When I was in my early teens, I thought it might be fun to join my school's track team. During spring vacation, it occurred to me that I should do a bit of training, to prepare for the upcoming season. We lived in Manhattan, and I decided I should go run some laps every morning around the Central Park reservoir.
So one morning I got up early and put on some tennis shoes (this really was a long time ago, and my other option - penny loafers - struck me as a bad idea), and I walked over to Central Park. It never occurred to me to run on the sidewalk. I'd never seen anyone run on the sidewalk. Everybody always walked. When I got to the cinder track around the reservoir I did run and occasionally sprinted, and I enjoyed myself. It was a cool, overcast day.
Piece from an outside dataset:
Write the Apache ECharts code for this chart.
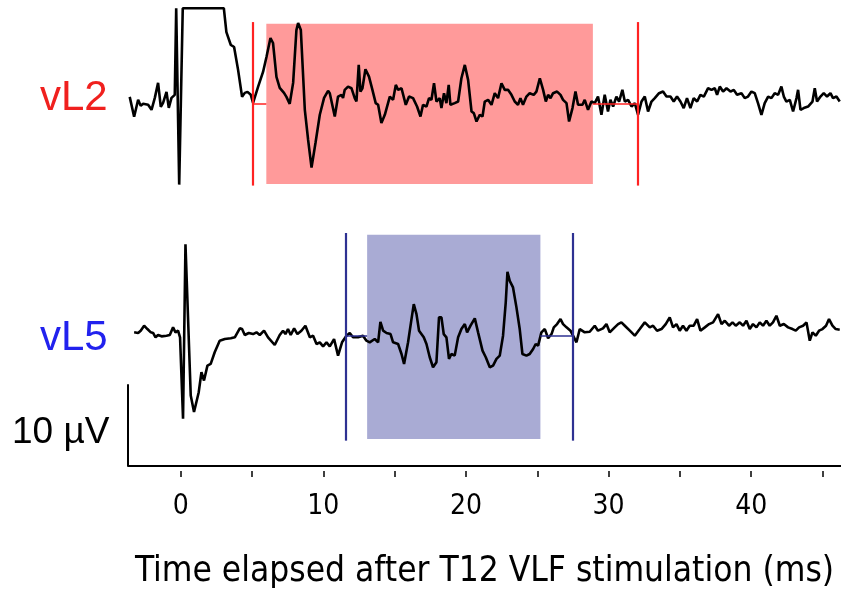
<!DOCTYPE html>
<html>
<head>
<meta charset="utf-8">
<script src="https://cdn.jsdelivr.net/npm/echarts@6/dist/echarts.min.js"></script>
<style>
  html, body { margin: 0; padding: 0; background: #fff; }
  #chart { width: 841px; height: 594px; }
</style>
</head>
<body>
<div id="chart"></div>
<script>
// time (ms) and amplitude (µV, relative to each trace's baseline)
const vL2Trace = [
  [-3.58, 0.85], [-3.27, -1.59], [-2.99, 0.49], [-2.81, -0.24], [-2.64, 0], [-2.29, -0.12], [-2.05, -0.73],
  [-1.82, 0.73], [-1.59, 2.56], [-1.40, -0.37], [-1.24, 0.12], [-1.00, 1.46], [-0.84, -0.49], [-0.65, 0.73],
  [-0.42, 1.10], [-0.32, 11.7], [-0.11, -9.88], [0.14, 11.7], [3.02, 11.7], [3.20, 8.78], [3.51, 7.20],
  [3.74, 6.95], [4.02, 4.15], [4.30, 0.85], [4.49, 1.34], [4.68, 1.46], [4.91, 1.10], [5.07, 0.12],
  [5.42, 2.07], [5.77, 3.90], [6.01, 5.73], [6.29, 8.05], [6.47, 7.44], [6.71, 3.29], [6.94, 1.95],
  [7.24, 1.34], [7.41, 0.85], [7.64, 0], [7.88, 2.56], [8.11, 9.02], [8.23, 9.88], [8.42, 9.02],
  [8.70, -0.73], [8.93, -4.39], [9.17, -7.80], [9.45, -4.76], [9.75, -1.34], [10.05, 0.73], [10.33, 1.59],
  [10.45, 1.30], [10.80, -1.55], [11.03, 0.89], [11.27, 1.10], [11.38, 0.73], [11.50, 1.71], [11.73, 2.11],
  [11.97, 1.91], [12.20, 0.70], [12.32, 0.28], [12.48, 4.76], [12.60, 1.50], [12.74, 1.91], [12.95, 4.23],
  [13.20, 3.33], [13.44, 1.71], [13.67, 0.09], [13.84, -0.12], [14.07, -2.35], [14.31, -1.34], [14.66, 0.89],
  [14.89, 0.49], [15.08, 2.32], [15.24, 1.71], [15.48, 1.91], [15.78, -0.12], [16.01, 0.89], [16.29, 0.70],
  [16.57, -0.33], [16.81, -1.55], [16.99, -0.12], [17.23, -0.33], [17.41, 0.70], [17.58, 0.49], [17.76, 2.52],
  [17.93, 0.28], [18.16, 0.70], [18.28, -0.52], [18.46, 1.30], [18.63, 0.09], [18.79, 2.32], [18.91, -0.12],
  [19.21, 0.09], [19.45, 0.28], [19.68, 3.13], [19.92, 4.76], [20.15, 2.93], [20.39, -0.94], [20.55, -1.13],
  [20.74, -2.16], [20.97, -1.34], [21.16, -1.55], [21.32, 0.28], [21.55, 0.49], [21.79, -0.12], [22.02, 1.30],
  [22.25, 0.70], [22.49, 2.52], [22.72, 1.71], [22.95, 1.71], [23.19, 1.10], [23.42, 0.28], [23.65, -0.12],
  [23.82, 0.70], [24.00, -0.12], [24.24, 0.89], [24.47, 1.30], [24.75, 1.10], [24.94, 1.50], [25.18, 3.13],
  [25.41, 1.71], [25.60, 0.28], [25.76, 1.10], [25.93, 0.70], [26.11, 1.30], [26.39, 1.50], [26.63, 1.10],
  [26.81, 0.49], [27.05, 0.09], [27.23, -2.16], [27.47, -0.52], [27.68, 1.50], [27.86, -0.12], [28.17, -0.12],
  [28.33, 0.49], [28.56, -0.73], [28.80, 0.28], [29.03, 0.09], [29.26, 0.89], [29.50, -1.34], [29.73, 1.10],
  [29.96, -0.94], [30.13, 0.49], [30.32, -0.33], [30.55, 0.89], [30.74, 0.28], [30.97, 1.71], [31.14, 0.28],
  [31.37, 0.49], [31.61, -0.33], [31.84, 0.09], [32.07, -1.34], [32.31, 0.28], [32.54, 0.89], [32.77, -0.94],
  [33.01, 0.28], [33.24, 0.70], [33.54, 1.30], [33.82, 1.50], [34.06, 0.89], [34.34, 0.89], [34.57, 0.28],
  [34.80, 0.89], [35.04, 0.28], [35.27, -0.52], [35.50, 0.70], [35.74, -0.52], [35.97, 0.70], [36.21, 0.28],
  [36.44, 1.10], [36.68, 0.89], [36.98, 1.91], [37.22, 1.71], [37.45, 1.91], [37.61, 1.10], [37.80, 2.11],
  [38.03, 1.50], [38.27, 1.91], [38.55, 1.50], [38.78, 1.71], [39.01, 1.10], [39.32, 1.30], [39.55, 0.70],
  [39.78, 0.89], [40.02, 1.50], [40.25, 1.30], [40.48, 0.09], [40.72, -1.34], [40.95, 0.09], [41.19, 0.89],
  [41.42, 0.70], [41.65, 1.30], [41.89, 1.10], [42.12, 2.11], [42.29, 0.89], [42.47, 0.28], [42.71, 0.49],
  [42.94, -0.94], [43.18, 0.70], [43.29, 1.71], [43.46, -0.73], [43.69, -0.52], [43.99, -0.33], [44.30, 0.28],
  [44.46, 1.91], [44.62, 0.28], [44.86, 0.89], [45.09, 1.30], [45.32, 0.89], [45.56, 1.30], [45.74, 0.70],
  [45.98, 0.89], [46.21, 0.28]
];

const vL5Trace = [
  [-3.27, 0.45], [-2.99, 0.37], [-2.81, 0.65], [-2.57, 1.26], [-2.34, 0.85], [-2.10, 0.45], [-1.94, 0.37],
  [-1.77, -0.16], [-1.59, 0.12], [-1.35, -0.04], [-1.00, 0.04], [-0.77, 0.12], [-0.54, 1.06], [-0.37, 0.45],
  [-0.19, 0.65], [-0.05, -0.16], [0.16, -10.12], [0.33, 11.22], [0.47, 11.22], [0.70, -7.28], [0.93, -9.30],
  [1.26, -6.87], [1.45, -4.43], [1.63, -5.45], [1.87, -3.62], [2.10, -3.41], [2.38, -1.99], [2.73, -0.57],
  [3.09, -0.37], [3.51, -0.28], [3.79, -0.16], [4.14, 0.94], [4.30, 0.85], [4.49, 0.12], [4.77, 0.37],
  [5.07, 0.24], [5.31, 0.45], [5.54, 0.12], [5.84, 0.65], [6.12, -0.16], [6.59, -1.10], [6.94, 0.12],
  [7.17, 0.65], [7.34, 0.24], [7.52, 0.85], [7.71, 0.12], [7.95, 0.94], [8.18, 0.24], [8.46, 0.65],
  [8.74, 1.26], [9.05, -0.16], [9.28, 0.04], [9.52, -0.98], [9.75, -0.77], [9.98, -1.26], [10.22, -0.77],
  [10.45, -1.26], [10.75, -0.37], [11.03, -2.40], [11.31, -0.77], [11.62, 0.04], [11.85, 0.37], [12.08, -0.16],
  [12.43, -0.16], [12.78, 0.04], [13.02, -0.57], [13.25, -0.77], [13.60, -0.37], [13.84, -0.77], [14.00, 1.74],
  [14.19, 0.65], [14.43, 0.37], [14.71, 0.24], [14.89, -0.77], [15.24, -0.98], [15.48, -2.20], [15.66, -3.41],
  [15.94, -0.77], [16.18, 2.07], [16.34, 3.90], [16.53, 2.68], [16.71, 0.65], [17.04, -0.16], [17.23, -0.98],
  [17.46, -2.60], [17.69, -3.82], [17.93, -3.21], [18.11, 2.28], [18.28, 2.28], [18.44, 0.24], [18.63, -0.16],
  [18.81, -2.80], [18.98, -2.20], [19.21, -2.40], [19.45, -0.16], [19.68, 0.85], [19.92, 1.46], [20.08, 0.45],
  [20.32, 1.26], [20.62, 2.16], [20.85, 0.45], [21.16, -1.79], [21.39, -2.60], [21.67, -3.82], [21.90, -3.62],
  [22.14, -2.80], [22.37, -2.40], [22.60, 0.04], [22.79, 4.11], [22.91, 7.84], [23.07, 6.74], [23.30, 5.94],
  [23.54, 3.50], [23.77, 0.85], [23.96, -2.20], [24.24, -2.40], [24.47, -2.20], [24.71, -1.59], [24.89, -0.98],
  [25.06, -1.18], [25.29, 0.45], [25.53, 0.85], [25.76, -0.28], [26.00, 0.24], [26.16, 1.06], [26.39, 1.46],
  [26.63, 2.07], [26.81, 1.46], [27.05, 1.06], [27.33, 0.65], [27.51, 0.04], [27.75, -0.77], [27.98, 0.85],
  [28.33, 0.45], [28.68, 0.52], [29.03, 1.26], [29.26, 0.65], [29.61, 0.94], [29.85, 1.46], [30.08, 0.45],
  [30.43, 1.06], [30.67, 1.46], [30.90, 1.67], [31.14, 1.26], [31.49, 0.65], [31.84, 0.04], [32.19, 0.85],
  [32.54, 1.67], [32.89, 1.06], [33.12, 1.26], [33.40, 0.65], [33.71, 0.85], [34.01, 1.46], [34.29, 2.28],
  [34.52, 1.06], [34.76, 1.46], [34.99, 0.65], [35.22, 1.26], [35.46, 0.65], [35.69, 1.26], [35.97, 1.26],
  [36.21, 2.07], [36.44, 0.65], [36.75, 1.06], [37.05, 1.46], [37.33, 1.67], [37.68, 2.68], [37.92, 1.46],
  [38.15, 1.87], [38.45, 1.26], [38.69, 1.67], [38.92, 1.26], [39.20, 1.67], [39.43, 1.26], [39.67, 1.87],
  [39.90, 0.85], [40.13, 1.46], [40.37, 1.06], [40.60, 1.67], [40.83, 1.26], [41.07, 1.87], [41.30, 1.26],
  [41.53, 1.67], [41.77, 2.48], [42.01, 1.26], [42.29, 1.46], [42.59, 1.06], [42.90, 0.85], [43.13, 0.65],
  [43.36, 1.06], [43.64, 1.26], [43.88, 1.67], [44.11, -0.57], [44.30, 0.45], [44.53, 0.04], [44.76, 0.65],
  [45.00, 0.85], [45.25, 1.26], [45.46, 2.07], [45.70, 1.26], [45.93, 0.85], [46.21, 0.77]
];

// analysis windows (ms): [left line, shade start, shade end, right line]
const vL2Window = [5.05, 6.0, 28.9, 32.05];
const vL5Window = [11.57, 13.07, 25.22, 27.47];
// vertical extent of the window marks (µV around baseline)
const vL2Span = [-10, 10];
const vL5Span = [-12.8, 12.6];

// baseline of each trace on the shared µV axis
const vL2Offset = 44.3;
const vL5Offset = 15.9;

const xTicks = [0, 5, 10, 15, 20, 25, 30, 35, 40, 45];
const xLabels = [0, 10, 20, 30, 40];
const scaleBarUV = 10;

const xMin = -3.7, xMax = 46.3;

function shift(trace, off) {
  return trace.map(p => [p[0], p[1] + off]);
}

function markerSeries(win, span, off, lineColor, shadeColor) {
  return {
    type: 'line',
    data: [],
    silent: true,
    z: 1,
    markArea: {
      silent: true,
      itemStyle: { color: shadeColor, opacity: 1 },
      data: [[{ coord: [win[1], off + span[0] + 0.2] }, { coord: [win[2], off + span[1] - 0.2] }]]
    },
    markLine: {
      silent: true,
      symbol: 'none',
      label: { show: false },
      emphasis: { disabled: true },
      lineStyle: { color: lineColor, width: 2.2, type: 'solid', opacity: 1 },
      data: [
        [{ coord: [win[0], off + span[0]] }, { coord: [win[0], off + span[1]] }],
        [{ coord: [win[3], off + span[0]] }, { coord: [win[3], off + span[1]] }],
        [{ coord: [win[0], off] }, { coord: [win[1], off], lineStyle: { width: 1.5 } }],
        [{ coord: [win[2], off] }, { coord: [win[3], off], lineStyle: { width: 1.5 } }]
      ]
    }
  };
}

const chart = echarts.init(document.getElementById('chart'), null, { renderer: 'canvas' });

const option = {
  animation: false,
  backgroundColor: '#fff',
  grid: { left: 128, right: 0, top: 0, bottom: 127 },
  xAxis: [
    {
      type: 'value', min: xMin, max: xMax, position: 'bottom',
      axisLine: { show: true, onZero: false, lineStyle: { color: '#000', width: 2 } },
      axisTick: { show: false },
      axisLabel: { show: false },
      splitLine: { show: false },
      name: 'Time elapsed after T12 VLF stimulation (ms)',
      nameLocation: 'middle',
      nameGap: 88,
      nameTextStyle: { fontFamily: 'DejaVu Sans Condensed', fontSize: 35, color: '#000' }
    },
    {
      type: 'value', min: xMin, max: xMax, position: 'bottom', offset: 5,
      axisLine: { show: false, onZero: false },
      axisTick: { show: true, length: 6, customValues: xTicks, lineStyle: { color: '#000', width: 1.5 } },
      axisLabel: {
        show: true, customValues: xLabels, margin: 22,
        fontFamily: 'DejaVu Sans Condensed', fontSize: 28, color: '#000'
      },
      splitLine: { show: false }
    }
  ],
  yAxis: { type: 'value', min: 0, max: 57, show: false },
  graphic: [
    { type: 'text', left: 40, top: 77, style: { text: 'vL2', fontFamily: 'Liberation Sans', fontSize: 42, fill: '#f0201e' } },
    { type: 'text', left: 40, top: 317, style: { text: 'vL5', fontFamily: 'Liberation Sans', fontSize: 42, fill: '#2222ee' } },
    { type: 'text', left: 12, top: 414, style: { text: '10 µV', fontFamily: 'Liberation Sans', fontSize: 37, fill: '#000' } }
  ],
  series: [
    markerSeries(vL2Window, vL2Span, vL2Offset, '#ff2222', '#ff9a9a'),
    markerSeries(vL5Window, vL5Span, vL5Offset, '#2e3192', '#a9abd4'),
    {
      name: 'vL2', type: 'line', data: shift(vL2Trace, vL2Offset), showSymbol: false, z: 3,
      lineStyle: { color: '#000', width: 2.6 }, silent: true
    },
    {
      name: 'vL5', type: 'line', data: shift(vL5Trace, vL5Offset), showSymbol: false, z: 3,
      lineStyle: { color: '#000', width: 2.6 }, silent: true
    },
    {
      name: 'scale', type: 'line', data: [[xMin, 0], [xMin, scaleBarUV]], showSymbol: false, clip: false, z: 3,
      lineStyle: { color: '#000', width: 2 }, silent: true
    }
  ]
};

chart.setOption(option);
</script>
</body>
</html>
There was virtually nobody else on that cinder track, just as the sidewalks in the early morning had been very sparsely populated.
Fast forward forty years. I'm lying on a grass slope in Fort Wadsworth on Staten Island, waiting for the New York City Marathon to start. I'm on my back, with my eyes closed, feeling very comfortable. There are several groups of people near me. To my left, people are speaking quietly in German. Above my head they are speaking Italian, and to my right they are speaking French.
And then it is time to get up and head to the start. The two Frenchmen who had been to my right shake hands, looking one another in the eye. One says "Bon voyage," and the other says "Bon voyage" right back. And so it was.
For its first six years (1970-1975), the New York City Marathon was confined entirely to Central Park, for fear of disturbances to automotive traffic. Then, in 1976, it was allowed to expand to all five boroughs of the city. I ran the New York City Marathon in 2003, 2006, and 2009, and I would count my life significantly poorer if I had not had those experiences.
Things can change. Acceptance takes time. When it comes to reimagining our streets, I think we're on that path. A few years ago, we had yet to find it.